Entries supplied
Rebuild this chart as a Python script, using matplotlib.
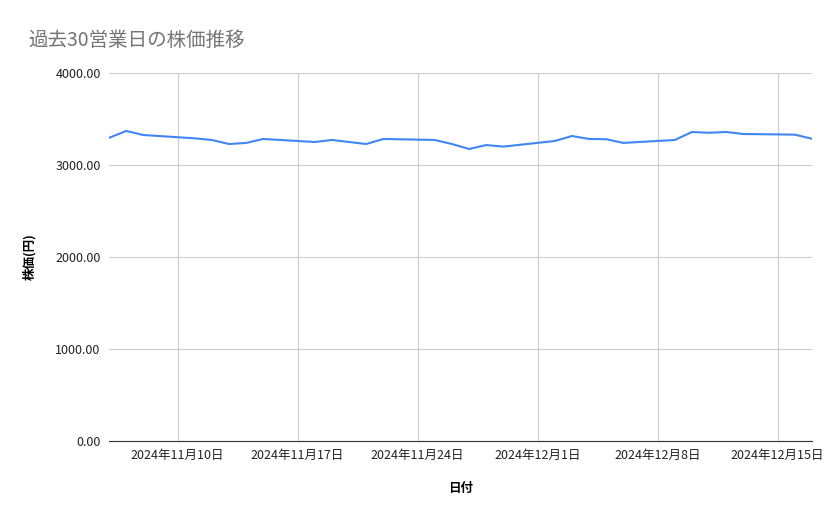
import numpy as np
import matplotlib.pyplot as plt
import matplotlib.dates as mdates
import pandas as pd

plt.rcParams['font.family'] = ['Noto Sans CJK JP', 'DejaVu Sans']

dates = pd.to_datetime([
    "2024-11-06", "2024-11-07", "2024-11-08", "2024-11-11", "2024-11-12",
    "2024-11-13", "2024-11-14", "2024-11-15", "2024-11-18", "2024-11-19",
    "2024-11-20", "2024-11-21", "2024-11-22", "2024-11-25", "2024-11-26",
    "2024-11-27", "2024-11-28", "2024-11-29", "2024-12-02", "2024-12-03",
    "2024-12-04", "2024-12-05", "2024-12-06", "2024-12-09", "2024-12-10",
    "2024-12-11", "2024-12-12", "2024-12-13", "2024-12-16", "2024-12-17"])
prices = [3295, 3370, 3326, 3290, 3272, 3228, 3240, 3283, 3250, 3272,
          3250, 3228, 3283, 3272, 3228, 3174, 3217, 3200, 3261, 3315,
          3283, 3280, 3240, 3272, 3359, 3350, 3359, 3337, 3330, 3285]
tick_dates = pd.to_datetime(["2024-11-10", "2024-11-17", "2024-11-24",
                             "2024-12-01", "2024-12-08", "2024-12-15"])
tick_labels = ["2024年11月10日", "2024年11月17日", "2024年11月24日",
               "2024年12月1日", "2024年12月8日", "2024年12月15日"]

fig = plt.figure(figsize=(8.39, 5.19), dpi=100)
ax = fig.add_axes([109/839, 1-441/519, (812-109)/839, (441-73)/519])
ax.plot(dates, prices, color='#4285f4', lw=1.5)
ax.set_xlim(dates[0], dates[-1])
ax.set_ylim(0, 4000)
ax.set_yticks([0, 1000, 2000, 3000, 4000])
ax.set_yticklabels(["%.2f" % v for v in [0, 1000, 2000, 3000, 4000]])
ax.set_xticks(tick_dates)
ax.set_xticklabels(tick_labels)
ax.grid(color='#cccccc', lw=0.8)
ax.tick_params(length=0, labelsize=9, colors='#222222', pad=6)
for s in ['top', 'right', 'left']:
    ax.spines[s].set_visible(False)
ax.spines['bottom'].set_color('#333333')
ax.set_xlabel("日付", fontsize=9, labelpad=14, fontweight='bold')
ax.set_ylabel("株価(円)", fontsize=9, labelpad=14, fontweight='bold')
fig.text(28/839, 1-40/519, "過去30営業日の株価推移", fontsize=14, color='#757575', va='center')
fig.savefig("out.png", dpi=100)
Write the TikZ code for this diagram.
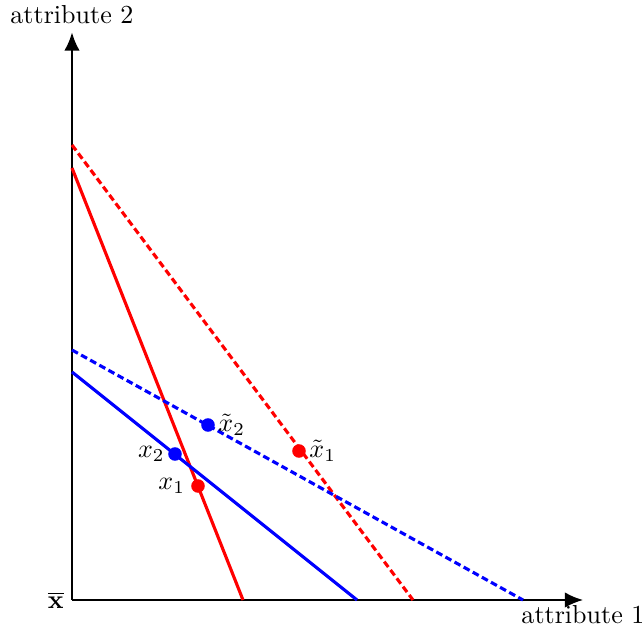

Stated goal
Excluding the pictures, reproduce every entry exactly as given.

Written reply
Rebuild this chart as a Python script, using matplotlib.
import numpy as np
import matplotlib.pyplot as plt
import matplotlib.dates as mdates
import pandas as pd

plt.rcParams['font.family'] = ['Noto Sans CJK JP', 'DejaVu Sans']

dates = pd.to_datetime([
    "2024-11-06", "2024-11-07", "2024-11-08", "2024-11-11", "2024-11-12",
    "2024-11-13", "2024-11-14", "2024-11-15", "2024-11-18", "2024-11-19",
    "2024-11-20", "2024-11-21", "2024-11-22", "2024-11-25", "2024-11-26",
    "2024-11-27", "2024-11-28", "2024-11-29", "2024-12-02", "2024-12-03",
    "2024-12-04", "2024-12-05", "2024-12-06", "2024-12-09", "2024-12-10",
    "2024-12-11", "2024-12-12", "2024-12-13", "2024-12-16", "2024-12-17"])
prices = [3295, 3370, 3326, 3290, 3272, 3228, 3240, 3283, 3250, 3272,
          3250, 3228, 3283, 3272, 3228, 3174, 3217, 3200, 3261, 3315,
          3283, 3280, 3240, 3272, 3359, 3350, 3359, 3337, 3330, 3285]
tick_dates = pd.to_datetime(["2024-11-10", "2024-11-17", "2024-11-24",
                             "2024-12-01", "2024-12-08", "2024-12-15"])
tick_labels = ["2024年11月10日", "2024年11月17日", "2024年11月24日",
               "2024年12月1日", "2024年12月8日", "2024年12月15日"]

fig = plt.figure(figsize=(8.39, 5.19), dpi=100)
ax = fig.add_axes([109/839, 1-441/519, (812-109)/839, (441-73)/519])
ax.plot(dates, prices, color='#4285f4', lw=1.5)
ax.set_xlim(dates[0], dates[-1])
ax.set_ylim(0, 4000)
ax.set_yticks([0, 1000, 2000, 3000, 4000])
ax.set_yticklabels(["%.2f" % v for v in [0, 1000, 2000, 3000, 4000]])
ax.set_xticks(tick_dates)
ax.set_xticklabels(tick_labels)
ax.grid(color='#cccccc', lw=0.8)
ax.tick_params(length=0, labelsize=9, colors='#222222', pad=6)
for s in ['top', 'right', 'left']:
    ax.spines[s].set_visible(False)
ax.spines['bottom'].set_color('#333333')
ax.set_xlabel("日付", fontsize=9, labelpad=14, fontweight='bold')
ax.set_ylabel("株価(円)", fontsize=9, labelpad=14, fontweight='bold')
fig.text(28/839, 1-40/519, "過去30営業日の株価推移", fontsize=14, color='#757575', va='center')
fig.savefig("out.png", dpi=100)
Write the TikZ code for this diagram.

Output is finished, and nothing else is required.